### Given instruction
Return the material exactly as supplied, apart from the pictures, which are omitted.

### Recorded data
* * * * * * *

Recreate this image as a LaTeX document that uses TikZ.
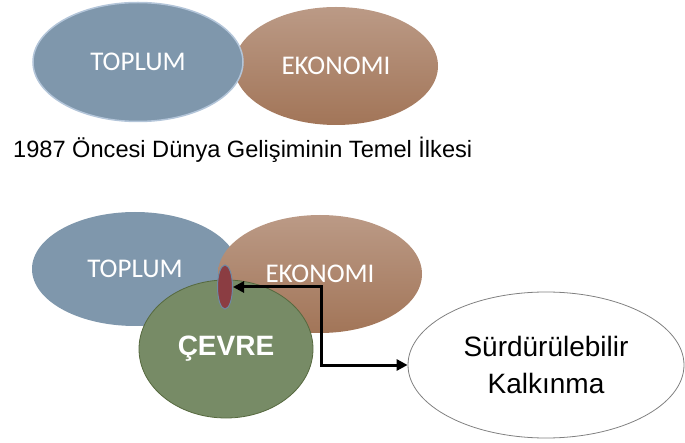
\documentclass[tikz,border=0pt]{standalone}
\usepackage{fontspec}
\setmainfont{Liberation Sans}
\newfontfamily\calibri{Carlito}
\usetikzlibrary{shapes.geometric,arrows.meta}
\definecolor{toplummau}{HTML}{7F97AC}
\definecolor{vientoplum}{HTML}{B3C5D9}
\definecolor{ekotren}{HTML}{BB9A86}
\definecolor{ekoduoi}{HTML}{A27558}
\definecolor{cevremau}{HTML}{778B66}
\definecolor{viencevre}{HTML}{56693F}
\definecolor{nokta}{HTML}{8B3D42}
\definecolor{viennokta}{HTML}{6F8AA5}
\begin{document}
\begin{tikzpicture}[x=1pt,y=-1pt,
	elip/.style={ellipse,inner sep=0pt,text=white,font=\calibri\fontsize{27}{32}\selectfont},
	eko/.style={elip,shade,top color=ekotren,bottom color=ekoduoi,minimum width=204pt,minimum height=118pt},
	ok/.style={{Triangle[length=11pt,width=11pt]}-{Triangle[length=11pt,width=11pt]},line width=3pt}]
			\useasboundingbox (0,0) rectangle (685,443);
			% Vẽ hình trên
			\node[eko] (eko1) at (336,66) {EKONOMI};
			\node[elip,fill=toplummau,draw=vientoplum,line width=1.5pt,minimum width=210pt,minimum height=119pt] (toplum1) at (138,62) {TOPLUM};
			\node[font=\fontsize{23.6}{28}\selectfont,anchor=base west,inner sep=0pt] (baslik) at (13,158) {1987 Öncesi Dünya Gelişiminin Temel İlkesi};
			% Vẽ hình dưới
			\node[elip,fill=toplummau,minimum width=206pt,minimum height=114pt] (toplum2) at (135,269) {TOPLUM};
			\node[eko] (eko2) at (320,274) {EKONOMI};
			\node[elip,fill=cevremau,draw=viencevre,line width=0.8pt,minimum width=174pt,minimum height=138pt,font=\bfseries\fontsize{28}{33}\selectfont] (cevre) at (226,349) {ÇEVRE};
			\node[ellipse,inner sep=0pt,fill=nokta,draw=viennokta,line width=1pt,minimum width=15pt,minimum height=44pt] (kesisim) at (225,287) {};
			\node[ellipse,inner sep=0pt,draw=gray,line width=0.8pt,minimum width=276pt,minimum height=146pt,align=center,font=\fontsize{28}{37}\selectfont] (surd) at (546,365) {Sürdürülebilir\\Kalkınma};
			% Vẽ mũi tên
			\coordinate (kose) at (321,287);
			\draw[ok] (kesisim.east) -- (kose) |- (surd.west);
		\end{tikzpicture}
\end{document}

* * * * * * *

### Exercise answer
Recreate this image as a LaTeX document that uses TikZ.
\documentclass[tikz,border=0pt]{standalone}
\usepackage{fontspec}
\setmainfont{Liberation Sans}
\newfontfamily\calibri{Carlito}
\usetikzlibrary{shapes.geometric,arrows.meta}
\definecolor{toplummau}{HTML}{7F97AC}
\definecolor{vientoplum}{HTML}{B3C5D9}
\definecolor{ekotren}{HTML}{BB9A86}
\definecolor{ekoduoi}{HTML}{A27558}
\definecolor{cevremau}{HTML}{778B66}
\definecolor{viencevre}{HTML}{56693F}
\definecolor{nokta}{HTML}{8B3D42}
\definecolor{viennokta}{HTML}{6F8AA5}
\begin{document}
\begin{tikzpicture}[x=1pt,y=-1pt,
	elip/.style={ellipse,inner sep=0pt,text=white,font=\calibri\fontsize{27}{32}\selectfont},
	eko/.style={elip,shade,top color=ekotren,bottom color=ekoduoi,minimum width=204pt,minimum height=118pt},
	ok/.style={{Triangle[length=11pt,width=11pt]}-{Triangle[length=11pt,width=11pt]},line width=3pt}]
			\useasboundingbox (0,0) rectangle (685,443);
			% Vẽ hình trên
			\node[eko] (eko1) at (336,66) {EKONOMI};
			\node[elip,fill=toplummau,draw=vientoplum,line width=1.5pt,minimum width=210pt,minimum height=119pt] (toplum1) at (138,62) {TOPLUM};
			\node[font=\fontsize{23.6}{28}\selectfont,anchor=base west,inner sep=0pt] (baslik) at (13,158) {1987 Öncesi Dünya Gelişiminin Temel İlkesi};
			% Vẽ hình dưới
			\node[elip,fill=toplummau,minimum width=206pt,minimum height=114pt] (toplum2) at (135,269) {TOPLUM};
			\node[eko] (eko2) at (320,274) {EKONOMI};
			\node[elip,fill=cevremau,draw=viencevre,line width=0.8pt,minimum width=174pt,minimum height=138pt,font=\bfseries\fontsize{28}{33}\selectfont] (cevre) at (226,349) {ÇEVRE};
			\node[ellipse,inner sep=0pt,fill=nokta,draw=viennokta,line width=1pt,minimum width=15pt,minimum height=44pt] (kesisim) at (225,287) {};
			\node[ellipse,inner sep=0pt,draw=gray,line width=0.8pt,minimum width=276pt,minimum height=146pt,align=center,font=\fontsize{28}{37}\selectfont] (surd) at (546,365) {Sürdürülebilir\\Kalkınma};
			% Vẽ mũi tên
			\coordinate (kose) at (321,287);
			\draw[ok] (kesisim.east) -- (kose) |- (surd.west);
		\end{tikzpicture}
\end{document}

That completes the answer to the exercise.